Llamado por muchos viajeros emporio del Cubanacán, en el vasto espacio geográfico del Camagüey de topónimo indígena le nació a Cuba la cuarta de sus villas. Desde el siglo XVI es una de las más importantes y singulares poblaciones de la Isla-archipiélago.
Tras crearse el enclave portuario en 1514 por mandato del Gobernador Diego Velázquez, y luego de su escapada del litoral, la comarca itinerante se convirtió en pastoril dejando poblada su grandiosa sabana con más de un centenar de hatos de vacas atendidos por hábiles monteros y sabaneros, indígenas y africanos sumados, empeñados en disputarle a cualquier otra de las villas insulares la preeminencia del comercio de cueros y otros derivados pecuarios, con la finalidad de satisfacer el creciente mercado en El Caribe.
En esa suerte de “disidencia” comercial frente al monopolio gaditano que defendía La Habana - en el contrabando libre de criollos con extranjeros -, estuvo la clave del esplendor del Puerto Príncipe colonial; el impulso al florecimiento de su patrimonio, su cultura raigal, sus primeros poetas, sus tradiciones y leyendas ancestrales y su rico imaginario popular.
Eran notorios sus montaraces y hábiles jinetes entregados a las “monterías” del ganado cimarrón, que de un puñetazo derribaban el toro; sus habilidades en la curtimbre de cueros que les compraba Inglaterra o Francia; o la fabricación de “zapatos de pellejitos” y “botas de becerro” para la monta; y el rodeo de Guáimaro; y sus loas y canturías de Sibanicú que llamaban a fiesta al pueblo.
Cuentan de aquel gentío que inundaba los caminos cada mes de junio para ver las cabalgatas y carreras que hacían levantar el polvo a una calle que sale de la puerta de la capilla de la orden Terciaria de San Francisco de Asís, y del lucimiento de los jinetes en el ensarte de la argolla, y en la “captura del verraco” suelto, y las ventas de animales de toda especie, y del saborear el matajíbaro y el tasajo, y de compras de albóndigas de carne a las negras cositeras en la Plaza de la Reina. No había blanco, negro o chino que no saliera a “correr el San Juan”, decía un visitante en el siglo XIX.

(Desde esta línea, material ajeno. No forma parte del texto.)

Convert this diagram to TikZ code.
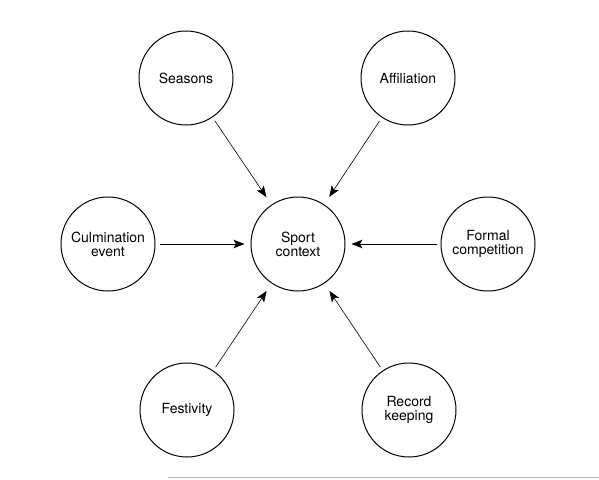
\documentclass[tikz,border=0pt]{standalone}
\usepackage{fontspec}
\setmainfont{TeX Gyre Heros}
\usetikzlibrary{arrows.meta,positioning}

\begin{document}
\begin{tikzpicture}[
    x=1pt, y=-1pt,
    node distance=190pt,
    factor/.style={draw, circle, line width=1pt, minimum size=94pt, inner sep=0pt, align=center, font=\fontsize{14}{14}\selectfont},
    hub/.style={factor},
    arrow/.style={-{Stealth[length=11pt, width=8.5pt, inset=2.5pt]}, line width=0.6pt, shorten <=4pt, shorten >=9pt}
]
\useasboundingbox (0,0) rectangle (599,479);

% Central node
\node[hub] (sport) at (298,244) {Sport\\context};

% Factors on the horizontal axis
\node[factor, left of=sport] (culmination) {Culmination\\event};
\node[factor, right of=sport] (formal) {Formal\\competition};

% Factors above and below
\node[factor] (seasons) at (186,78) {Seasons};
\node[factor] (affiliation) at (408,78) {Affiliation};
\node[factor] (festivity) at (187,410) {Festivity};
\node[factor] (record) at (409,410) {Record\\keeping};

% Connections into the sport context
\draw[arrow] (seasons) -- (sport);
\draw[arrow] (affiliation) -- (sport);
\draw[arrow, shorten >=6pt] (culmination) -- (sport);
\draw[arrow, shorten >=6pt] (formal) -- (sport);
\draw[arrow] (festivity) -- (sport);
\draw[arrow] (record) -- (sport);

% Rule at the foot of the page
\draw[gray!60, line width=0.8pt] (168,477) -- (599,477);

\end{tikzpicture}
\end{document}
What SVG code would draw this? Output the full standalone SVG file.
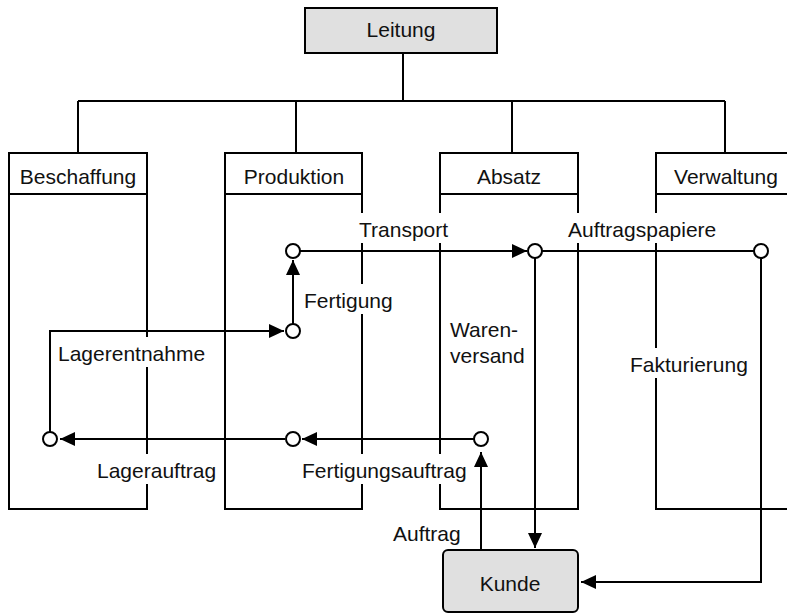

   Y quedan las descripciones del Parque Casino Campestre que se abrazaba a la villa histórica, con sus paseos floridos y sombreados y espacios de exhibición, al que se iban todos a ver premiar con la onza de oro en los días de Feria al mejor criador de toros de la comarca, que se ganaba presentarlo al certamen de París.
Hasta de la galanura y belleza de sus damas lugareñas se hablaba con lisonjas, porque en ellas se reflejaba el gran poder de la naturaleza impregnado por el creador en la ganadería camagüeyana; y en todo lo demás sobresalía la ganadería, aunque así no lo viera el rey que confirió a la villa el Título de Ciudad, en aquel noviembre de 1817.
Y las más antiguas callejas que le nacían a su plaza primigenia, parecían querer reencontrarse a lo lejos con los hatos y corrales que dejó gente de Velázquez para rodear el poblado originario.  
Fama tenían las producciones y derivados de la actividad ganadera en Camagüey. Se decía que de ella le venía a sus hombres de campo complacer al recién llegado a la casa con trozos de “quesos del país”, entre sorbos de café de “coladera”. El queso tenía entonces la preferencia por estar impregnado del secreto de su elaboración y de la habilidad del hombre de campo. Por todo tienen bien merecido prestigio las marcas Otero, Guarina, La Vaquita y Patagrás.